Certain countries are known for making certain styles of films. Italians made spaghetti Westerns. Japanese. India does Bollywood. Americans make tent pole/superhero/action films. Japan is known for Anime and the French make great, quirky comedies. As for the Brits, they make a type of film that is specific to them. When you think of films from that part of the world slower-moving costume/period dramas come to mind. That is what they do best.
Mothering Sunday is one that slots into that style of film. Ironically it was made by a French director. Eva Husson’s (Girls of the Sun) film is about forbidden love and a young woman who begins on the path towards becoming a writer. A rather simple story made more complex by the human element. Rarely are things straightforward when you factor in people.

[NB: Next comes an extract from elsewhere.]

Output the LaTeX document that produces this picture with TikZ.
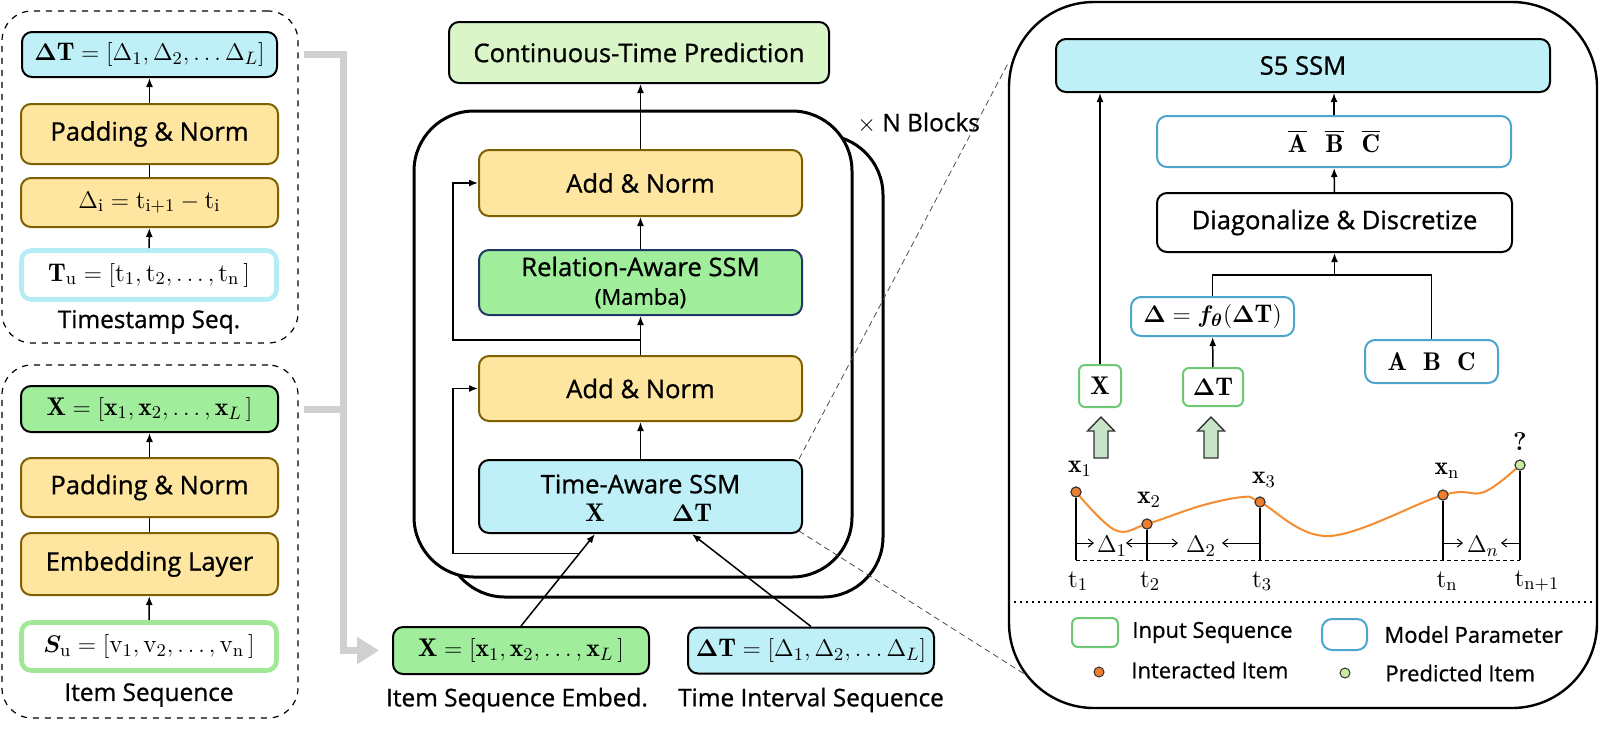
\documentclass[tikz,border=0pt]{standalone}
\usepackage{amsmath}
\usepackage{amssymb}
\usepackage{bm}
\usepackage{fontspec}
\setsansfont{Open Sans}[FakeBold=0.8]
\usepackage{tikz}
\usetikzlibrary{arrows.meta,positioning,calc}
\definecolor{tsCyan}{RGB}{192,240,247}
\definecolor{tsYellow}{RGB}{255,230,160}
\definecolor{tsBrown}{RGB}{127,96,0}
\definecolor{tsGreen}{RGB}{160,238,155}
\definecolor{tsPale}{RGB}{218,245,200}
\definecolor{tsNavy}{RGB}{32,56,100}
\definecolor{tsTuLine}{RGB}{182,236,244}
\definecolor{tsSuLine}{RGB}{160,232,150}
\definecolor{tsParam}{RGB}{75,165,205}
\definecolor{tsInput}{RGB}{110,200,115}
\definecolor{tsOrange}{RGB}{245,140,50}
\definecolor{tsDot}{RGB}{237,125,49}
\definecolor{tsPred}{RGB}{200,235,160}
\definecolor{tsArrow}{RGB}{200,228,200}
\definecolor{tsGray}{RGB}{208,208,208}
\newcommand{\mainsize}{\fontsize{12.8}{15.4}\selectfont}
\newcommand{\capsize}{\fontsize{12.2}{14.6}\selectfont}
\newcommand{\legsize}{\fontsize{11}{13.2}\selectfont}
\tikzset{
    box/.style={
        draw,
        rounded corners=5pt,
        fill=#1,
        line width=1pt,
        font=\sffamily\mainsize,
        align=center,
        inner sep=0pt
    },
    norm/.style={box=tsYellow, draw=tsBrown},
    rawIn/.style={box=white, draw=#1, line width=2.3pt},
    param/.style={box=white, draw=tsParam},
    inbox/.style={box=white, draw=tsInput, rounded corners=3pt},
    grp/.style={draw, dashed, rounded corners=15pt, line width=0.6pt},
    block/.style={draw, fill=white, line width=1.5pt, rounded corners=30pt},
    caption/.style={font=\sffamily\capsize, inner sep=0pt},
    % connectors
    arr/.style={-{Latex[length=4.5pt,width=3.5pt]}, line width=0.75pt},
    feed/.style={line width=3.5pt, draw=tsGray},
    zoomln/.style={dashed, dash pattern=on 3pt off 2pt, line width=0.4pt, draw=black!70},
    % timeline
    dot/.style={circle, draw=black!80, line width=0.5pt, fill=tsDot, minimum size=5pt, inner sep=0pt},
    pdot/.style={dot, fill=tsPred},
    tip/.style={-{Straight Barb[length=2.5pt,width=4pt]}, line width=0.5pt},
    bigarr/.style={draw=black!80, fill=tsArrow, line width=0.7pt, line join=miter}
}
\begin{document}
\begin{tikzpicture}[x=0.5pt, y=-0.5pt, font=\mainsize]
\useasboundingbox (0,0) rectangle (1600,730);

% left: timestamp sequence
\node[grp, minimum width=148pt, minimum height=166pt] (grpT) at (150,177) {};
\node[box=tsCyan, minimum width=127.5pt, minimum height=22.5pt] (dtL) at (149.5,54.5) {$\bm{\Delta}\mathbf{T} = [\Delta_1, \Delta_2, \ldots \Delta_L]$};
\node[norm, minimum width=128.5pt, minimum height=30pt] (padT) at (149.5,134) {Padding \& Norm};
\node[norm, minimum width=128.5pt, minimum height=24.5pt] (diff) at (149.5,202.5) {$\Delta_{\mathrm{i}} = \mathrm{t}_{\mathrm{i}+1} - \mathrm{t}_{\mathrm{i}}$};
\node[rawIn=tsTuLine, minimum width=127.5pt, minimum height=24.5pt] (tu) at (149,275) {$\mathbf{T}_{\mathrm{u}} = [\mathrm{t}_1, \mathrm{t}_2, \ldots, \mathrm{t}_{\mathrm{n}}\,]$};
\node[caption] (labT) at (149,322) {Timestamp Seq.};
\draw[arr] (tu) -- (diff);
\draw[line width=0.75pt] (diff) -- (padT);
\draw[arr] (padT) -- (dtL);

% left: item sequence
\node[grp, minimum width=148pt, minimum height=176.5pt] (grpI) at (150,541.5) {};
\node[box=tsGreen, minimum width=128.5pt, minimum height=23pt] (xL) at (149.5,409) {$\mathbf{X} = [\mathbf{x}_1, \mathbf{x}_2, \ldots, \mathbf{x}_L\,]$};
\node[norm, minimum width=128.5pt, minimum height=29.5pt] (padI) at (149.5,487.5) {Padding \& Norm};
\node[norm, minimum width=128.5pt, minimum height=31pt] (emb) at (149.5,564) {Embedding Layer};
\node[rawIn=tsSuLine, minimum width=127.5pt, minimum height=24pt] (su) at (149,646.5) {$\bm{S}_{\mathrm{u}} = [\mathrm{v}_1, \mathrm{v}_2, \ldots, \mathrm{v}_{\mathrm{n}}\,]$};
\node[caption] (labI) at (149,695) {Item Sequence};
\draw[arr] (su) -- (emb);
\draw[line width=0.75pt] (emb) -- (padI);
\draw[arr] (padI) -- (xL);

% middle: stacked blocks
\node[block, minimum width=219pt, minimum height=231pt] (blkBack) at (664,366) {};
\node[block, minimum width=219pt, minimum height=233pt] (blkFront) at (633,344) {};
\node[anchor=west, font=\sffamily\capsize, inner sep=0pt] (nblk) at (857,123) {$\times$ N Blocks};

\node[box=tsPale, minimum width=190pt, minimum height=30.5pt] (ctp) at (639,52.5) {Continuous-Time Prediction};
\node[norm, minimum width=161.5pt, minimum height=33pt] (addT) at (640.5,183) {Add \& Norm};
\node[box=tsGreen, draw=tsNavy, minimum width=161.5pt, minimum height=32.5pt] (rel) at (640.5,282.5) {Relation-Aware SSM\\[-1pt]{\fontsize{11}{13}\selectfont (Mamba)}};
\node[norm, minimum width=161.5pt, minimum height=32.5pt] (addB) at (640.5,388.5) {Add \& Norm};
\node[box=tsCyan, minimum width=161.5pt, minimum height=36.5pt] (tas) at (640.5,496.5) {};
\node[font=\sffamily\mainsize, inner sep=0pt] (tasT) at (640.5,484) {Time-Aware SSM};
\node[inner sep=0pt] (tasX) at (595,513) {$\mathbf{X}$};
\node[inner sep=0pt] (tasDT) at (692,513) {$\bm{\Delta}\mathbf{T}$};

\node[box=tsGreen, minimum width=128pt, minimum height=23.5pt] (xM) at (521,650.5) {$\mathbf{X} = [\mathbf{x}_1, \mathbf{x}_2, \ldots, \mathbf{x}_L\,]$};
\node[box=tsCyan, minimum width=123pt, minimum height=23pt] (dtM) at (811,650.5) {$\bm{\Delta}\mathbf{T} = [\Delta_1, \Delta_2, \ldots \Delta_L]$};
\node[caption] (labXM) at (517,700) {Item Sequence Embed.};
\node[caption] (labDM) at (811,700) {Time Interval Sequence};

\coordinate (skipX) at (453,0);
\coordinate (jTop) at (640.5,340);
\draw[arr] (tas) -- (addB);
\draw[arr] (addB) -- (rel);
\draw[arr] (rel) -- (addT);
\draw[arr] (addT.north) -- (addT.north |- ctp.south);
\draw[arr] (jTop) -- (jTop -| skipX) |- (addT.west);
\draw[arr] (xM.north) -- (tasX |- tas.south);
\draw[arr] (dtM.north) -- (tasDT |- tas.south);
\coordinate (jBot) at ($(xM.north)!0.787!(tasX |- tas.south)$);
\draw[arr] (jBot) -- (jBot -| skipX) |- (addB.west);

% gray feed lines
\coordinate (bus) at (343,0);
\draw[feed, -{Triangle[length=11pt,width=13pt]}, shorten >=6.5pt] ([xshift=2.5pt]grpT.east |- dtL) -| (bus |- xM) -- (xM.west);
\draw[feed] ([xshift=2.5pt]grpI.east |- xL) -- (bus |- xL);

% right: zoomed view
\node[draw, line width=1.2pt, rounded corners=42.5pt, minimum width=294pt, minimum height=353pt] (panel) at (1303,355) {};
\draw[zoomln] ([xshift=-2pt]tas.north east) -- ([yshift=-31.5pt]panel.north west);
\draw[zoomln] ([xshift=-2pt,yshift=1.5pt]tas.south east) -- ([xshift=10pt,yshift=16.5pt]panel.south west);

\node[box=tsCyan, minimum width=247pt, minimum height=26.5pt] (s5) at (1303,65.5) {S5 SSM};
\node[param, minimum width=177pt, minimum height=25.5pt] (abar) at (1334,141.5) {$\overline{\mathbf{A}}\hspace{9pt}\overline{\mathbf{B}}\hspace{9pt}\overline{\mathbf{C}}$};
\node[box=white, minimum width=177.5pt, minimum height=29.5pt] (diag) at (1334.5,222.5) {Diagonalize \& Discretize};
\node[param, minimum width=81.5pt, minimum height=19.5pt] (delta) at (1212.5,316.5) {$\bm{\Delta} = \bm{f}_{\bm{\theta}}(\bm{\Delta}\mathbf{T})$};
\node[param, minimum width=66.5pt, minimum height=21.5pt] (abc) at (1431.5,361.5) {$\mathbf{A}\hspace{8pt}\mathbf{B}\hspace{8pt}\mathbf{C}$};
\node[inbox, minimum width=21pt, minimum height=21pt] (xR) at (1100,386) {$\mathbf{X}$};
\node[inbox, minimum width=30pt, minimum height=19pt] (dtR) at (1213,387) {$\bm{\Delta}\mathbf{T}$};

\coordinate (jn) at ($(diag.south)+(0,22)$);
\draw[arr] (xR.north) -- (xR.north |- s5.south);
\draw[arr] (abar.north) -- (abar.north |- s5.south);
\draw[arr] (diag) -- (abar);
\draw[arr] (jn) -- (diag.south);
\draw[line width=0.75pt] (delta.north) |- (abc.north |- jn) -- (abc.north);
\draw[arr] (dtR) -- (delta);

% hollow up arrows
\foreach \ax in {1101,1211}
    \draw[bigarr] (\ax-7,458) -- (\ax-7,431) -- (\ax-13.5,431) -- (\ax,417) -- (\ax+13.5,431) -- (\ax+7,431) -- (\ax+7,458) -- cycle;

% timeline
\coordinate (base) at (0,560);
\coordinate (dl) at (0,543);
\node[dot] (p1) at (1076,492) {};
\node[dot] (p2) at (1147,524) {};
\node[dot] (p3) at (1260,502) {};
\node[dot] (pn) at (1443,495) {};
\node[pdot] (pq) at (1520,465) {};
\draw[dashed, line width=0.5pt, dash pattern=on 2pt off 1.5pt] (p1 |- base) -- (pq |- base);
\foreach \pp in {p1,p2,p3,pn,pq}
    \draw[line width=0.6pt] (\pp) -- (\pp |- base);
\draw[tsOrange, line width=1pt] plot[smooth, tension=0.6] coordinates {(1076,492) (1115,530) (1147,524) (1200,506) (1243,497) (1260,502) (1329,536) (1443,495) (1484,492) (1520,465)};
\node[dot] at (p1) {};
\node[dot] at (p2) {};
\node[dot] at (p3) {};
\node[dot] at (pn) {};
\node[pdot] at (pq) {};

\node[inner sep=0pt] (lx1) at (1080,469) {$\mathbf{x}_1$};
\node[inner sep=0pt] (lx2) at (1149,500) {$\mathbf{x}_2$};
\node[inner sep=0pt] (lx3) at (1264,480) {$\mathbf{x}_3$};
\node[inner sep=0pt] (lxn) at (1447,471) {$\mathbf{x}_{\mathrm{n}}$};
\node[font=\bfseries\mainsize, inner sep=0pt] (lq) at (1520,442) {?};

\draw[tip] (p1 |- dl) -- ++(18,0);
\node[inner sep=0pt] (d1) at (1112,546) {$\Delta_1$};
\draw[tip] (p2 |- dl) -- ++(-21,0);
\draw[tip] (p2 |- dl) -- ++(31,0);
\node[inner sep=0pt] (d2) at (1201,546) {$\Delta_2$};
\draw[tip] (p3 |- dl) -- ++(-38,0);
\draw[tip] (pn |- dl) -- ++(20,0);
\node[inner sep=0pt] (dn) at (1483,546) {$\Delta_n$};
\draw[tip] (pq |- dl) -- ++(-19,0);

\node[inner sep=0pt] (t1) at (1078,581) {$\mathrm{t}_1$};
\node[inner sep=0pt] (t2) at (1150,581) {$\mathrm{t}_2$};
\node[inner sep=0pt] (t3) at (1262,581) {$\mathrm{t}_3$};
\node[inner sep=0pt] (tn) at (1447,581) {$\mathrm{t}_{\mathrm{n}}$};
\node[inner sep=0pt] (tq) at (1537,581) {$\mathrm{t}_{\mathrm{n}+1}$};

% legend
\coordinate (sepY) at (0,602);
\draw[dotted, line width=1pt] (panel.west |- sepY) -- (panel.east |- sepY);
\node[inbox, minimum width=23pt, minimum height=14.5pt] (lgIn) at (1095,632.5) {};
\node[font=\sffamily\legsize, inner sep=0pt, right=6.5pt of lgIn] (lgInT) {Input Sequence};
\node[param, minimum width=22.5pt, minimum height=15.5pt] (lgPar) at (1344.5,634.5) {};
\node[font=\sffamily\legsize, inner sep=0pt, right=8pt of lgPar] (lgParT) {Model Parameter};
\node[dot] (lgDot) at (1099,672) {};
\node[font=\sffamily\legsize, inner sep=0pt, anchor=west] (lgDotT) at (1131,670) {Interacted Item};
\node[pdot] (lgPred) at (1345,673) {};
\node[font=\sffamily\legsize, inner sep=0pt, anchor=west] (lgPredT) at (1385,673) {Predicted Item};
\end{tikzpicture}
\end{document}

Working for the wealthy Niven family in 1924, Jane Fairchild (Odessa Young – Shirley, The Professor) is a quiet young woman with a secret. For years she and Paul Sheringham (Josh O’Connor – from television’s The Crown), the son of wealthy parents, have had a secret love affair. Now, just before he is to go off to marry another woman, Emma Hobday (Emma D’Arcy – from television’s House of the Dragon); a more suitable woman. So Jane and Paul are going to spend one more day together.
This is a type of film that you are either going to be bored by or revel in. Takes a certain kind of film fan to enjoy a film like Mothering Sunday. If you are patient you will be rewarded by the artsy and beautifully shot film. Slow and sensual it will work its way into your heart and mind as a good poem would.

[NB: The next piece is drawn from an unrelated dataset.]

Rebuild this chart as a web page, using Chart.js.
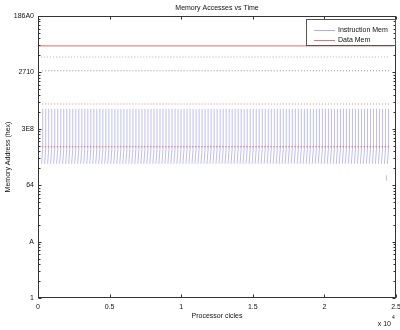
<!DOCTYPE html>
<html><head><meta charset="utf-8">
<script src="https://cdn.jsdelivr.net/npm/chart.js@4.4.1/dist/chart.umd.min.js"></script>
<style>html,body{margin:0;padding:0;background:#fff}#wrap{width:400px;height:330px;position:relative}</style>
</head><body><div id="wrap"><canvas id="c" width="400" height="330"></canvas></div>
<script>
// ---- data ----
const seriesNames = ['Instruction Mem', 'Data Mem'];
// processor cycle at which each loop iteration starts
const loopStarts = [250,460,670,880,1090,1300,1510,1720,1930,2140,2350,2560,2770,2980,3190,3400,3610,3820,4030,4240,4450,4660,4870,5080,5290,5500,5710,5920,6130,6340,6550,6760,6970,7180,7390,7600,7810,8020,8230,8440,8650,8860,9070,9280,9490,9700,9910,10120,10330,10540,10750,10960,11170,11380,11590,11800,12010,12220,12430,12640,12850,13060,13270,13480,13690,13900,14110,14320,14530,14740,14950,15160,15370,15580,15790,16000,16210,16420,16630,16840,17050,17260,17470,17680,17890,18100,18310,18520,18730,18940,19150,19360,19570,19780,19990,20200,20410,20620,20830,21040,21250,21460,21670,21880,22090,22300,22510,22720,22930,23140,23350,23560,23770,23980,24190,24400];
// instruction addresses inside one iteration
const instrLoopLow = 240;
const instrLoopTop = 440;
const instrCallAddr = 2260;
const loopBodyCycles = 80;
// a late access to low instruction memory
const lateInstrCycle = [24330, 24330];
const lateInstrAddr = [120, 150];
// data memory
const stackAddr = 29500;
const runStart = 0, runEnd = 24800;
const dataRowHigh = 18700;
const dataRowMid = 10700;
const dataRowCall = 2750;
const dataRowLoop = 480;
const dataLoopCycles = 110;
// ticks
const yTickValues = [1, 10, 100, 1000, 10000, 100000];
const xTickValues = [0, 5000, 10000, 15000, 20000, 25000];
const xTickScale = 1e4;

// ---- build datasets ----
const instrPts = [];
loopStarts.forEach(t => {
  instrPts.push({x: t, y: instrLoopLow}, {x: t + loopBodyCycles, y: instrLoopTop},
    {x: t + loopBodyCycles, y: instrCallAddr}, {x: t + loopBodyCycles, y: null});
});
instrPts.push({x: lateInstrCycle[0], y: lateInstrAddr[0]}, {x: lateInstrCycle[1], y: lateInstrAddr[1]});

const loopRowPts = [];
loopStarts.forEach(t => { loopRowPts.push({x: t, y: dataRowLoop}, {x: t + dataLoopCycles, y: dataRowLoop}, {x: t + dataLoopCycles, y: null}); });
const callRowPts = loopStarts.map(t => ({x: t + loopBodyCycles, y: dataRowCall}));
const highRowPts = loopStarts.map(t => ({x: t, y: dataRowHigh}));
const midRowPts = loopStarts.map(t => ({x: t + loopBodyCycles, y: dataRowMid}));

const FONT = '"Liberation Sans", Arial, sans-serif';

const frame = {
  id: 'frame',
  afterDatasetsDraw(chart) {
    const {ctx, chartArea: a, scales: {x, y}} = chart;
    ctx.save();
    ctx.strokeStyle = '#333'; ctx.lineWidth = 1;
    const L = Math.round(a.left) + 0.5, R = Math.round(a.right) - 0.5;
    const T = Math.round(a.top) + 0.5, B = Math.round(a.bottom) - 0.5;
    ctx.strokeRect(L, T, R - L, B - T);
    ctx.beginPath();
    xTickValues.forEach(v => {
      const px = Math.round(x.getPixelForValue(v)) + 0.5;
      ctx.moveTo(px, B); ctx.lineTo(px, B - 3);
      ctx.moveTo(px, T); ctx.lineTo(px, T + 3);
    });
    for (let d = 0; d < yTickValues.length; d++) {
      const base = yTickValues[d];
      const py = Math.round(y.getPixelForValue(base)) + 0.5;
      ctx.moveTo(L, py); ctx.lineTo(L + 3, py);
      ctx.moveTo(R, py); ctx.lineTo(R - 3, py);
      if (d < yTickValues.length - 1) {
        for (let m = 2; m <= 9; m++) {
          const pm = Math.round(y.getPixelForValue(base * m)) + 0.5;
          ctx.moveTo(L, pm); ctx.lineTo(L + 2, pm);
          ctx.moveTo(R, pm); ctx.lineTo(R - 2, pm);
        }
      }
    }
    ctx.stroke();

    // legend
    const lx = 306.5, ly = 19.5, lw = 89, lh = 26;
    ctx.strokeStyle = '#555';
    ctx.strokeRect(lx, ly, lw, lh);
    const items = [
      {label: seriesNames[0], color: 'rgba(90,90,230,0.5)', y: 30.5},
      {label: seriesNames[1], color: 'rgba(230,50,50,0.7)', y: 40.5}
    ];
    ctx.font = '7px ' + FONT; ctx.fillStyle = '#111'; ctx.textBaseline = 'middle'; ctx.textAlign = 'left';
    items.forEach(it => {
      ctx.strokeStyle = it.color; ctx.beginPath(); ctx.moveTo(314, it.y); ctx.lineTo(335, it.y); ctx.stroke();
      ctx.fillText(it.label, 338, it.y);
    });
    ctx.restore();
  },
  afterDraw(chart) {
    const {ctx, chartArea: a} = chart;
    ctx.save();
    ctx.fillStyle = '#111'; ctx.textBaseline = 'middle'; ctx.textAlign = 'center';
    ctx.font = '7px ' + FONT;
    ctx.fillText('Memory Accesses vs Time', (a.left + a.right) / 2, 8.5);
    ctx.fillText('Processor cicles', (a.left + a.right) / 2, 316);
    ctx.save();
    ctx.translate(8, (a.top + a.bottom) / 2); ctx.rotate(-Math.PI / 2);
    ctx.fillText('Memory Address (hex)', 0, 0);
    ctx.restore();
    ctx.textAlign = 'right';
    ctx.fillText('x 10', 391, 324);
    ctx.font = '5px ' + FONT; ctx.textAlign = 'left';
    ctx.fillText('4', 392, 318);
    ctx.restore();
  }
};

new Chart(document.getElementById('c'), {
  type: 'line',
  data: {
    datasets: [
      {label: seriesNames[0], data: instrPts, borderColor: 'rgba(80,80,225,0.42)', borderWidth: 0.9, pointRadius: 0, spanGaps: false, order: 3},
      {label: seriesNames[1], data: [{x: runStart, y: stackAddr}, {x: runEnd, y: stackAddr}], borderColor: 'rgba(225,50,50,0.75)', borderWidth: 1, pointRadius: 0, order: 1},
      {label: 'rowLoop', data: loopRowPts, borderColor: 'rgba(225,60,60,0.65)', borderWidth: 1, pointRadius: 0, spanGaps: false, order: 1},
      {label: 'rowCall', data: callRowPts, showLine: false, pointStyle: 'rect', pointRadius: 0.7, pointBorderWidth: 0, pointBackgroundColor: 'rgba(220,80,80,0.7)', order: 1},
      {label: 'rowHigh', data: highRowPts, showLine: false, pointStyle: 'rect', pointRadius: 0.7, pointBorderWidth: 0, pointBackgroundColor: 'rgba(170,150,160,0.8)', order: 1},
      {label: 'rowMid', data: midRowPts, showLine: false, pointStyle: 'rect', pointRadius: 0.7, pointBorderWidth: 0, pointBackgroundColor: 'rgba(120,120,130,0.8)', order: 1}
    ]
  },
  options: {
    responsive: false, animation: false, devicePixelRatio: 1,
    layout: {padding: {top: 16, right: 4, left: 0, bottom: 0}},
    plugins: {legend: {display: false}, title: {display: false}, tooltip: {enabled: false}},
    scales: {
      x: {
        type: 'linear', min: 0, max: 25000,
        afterBuildTicks: s => { s.ticks = xTickValues.map(v => ({value: v})); },
        afterFit: s => { s.height = 32; s.paddingLeft = 0; s.paddingRight = 0; },
        ticks: {callback: v => String(v / xTickScale), font: {size: 7, family: FONT}, color: '#111', padding: 5, maxRotation: 0, autoSkip: false},
        grid: {display: false, drawTicks: false}, border: {display: false}
      },
      y: {
        type: 'logarithmic', min: 1, max: 100000,
        afterBuildTicks: s => { s.ticks = yTickValues.map(v => ({value: v})); },
        afterFit: s => { s.width = 38; s.paddingTop = 0; s.paddingBottom = 0; },
        ticks: {callback: v => Number(v).toString(16).toUpperCase(), font: {size: 7, family: FONT}, color: '#111', padding: 4, autoSkip: false},
        grid: {display: false, drawTicks: false}, border: {display: false}
      }
    }
  },
  plugins: [frame]
});
</script></body></html>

Maybe because it is told from a female point of view, I was won over. Also, who can resist grief and romance? Seems like a compelling combo to me.
The fact that the film does not shy away from sex or nudity is another compelling aspect. That is amplified by the beautiful way these scenes are shot. Entwined limbs and fingers that graze over bodies. A body on top of another. All are depicted to be beautiful and part and parcel of sex. Not something that should be hidden.
Despite all the intimacy and sexual relations between them, Jane and Paul remain apart. Kept apart by their differences in class and economics. Shows that you can be together and be kept apart at the same time. The complexity of humans.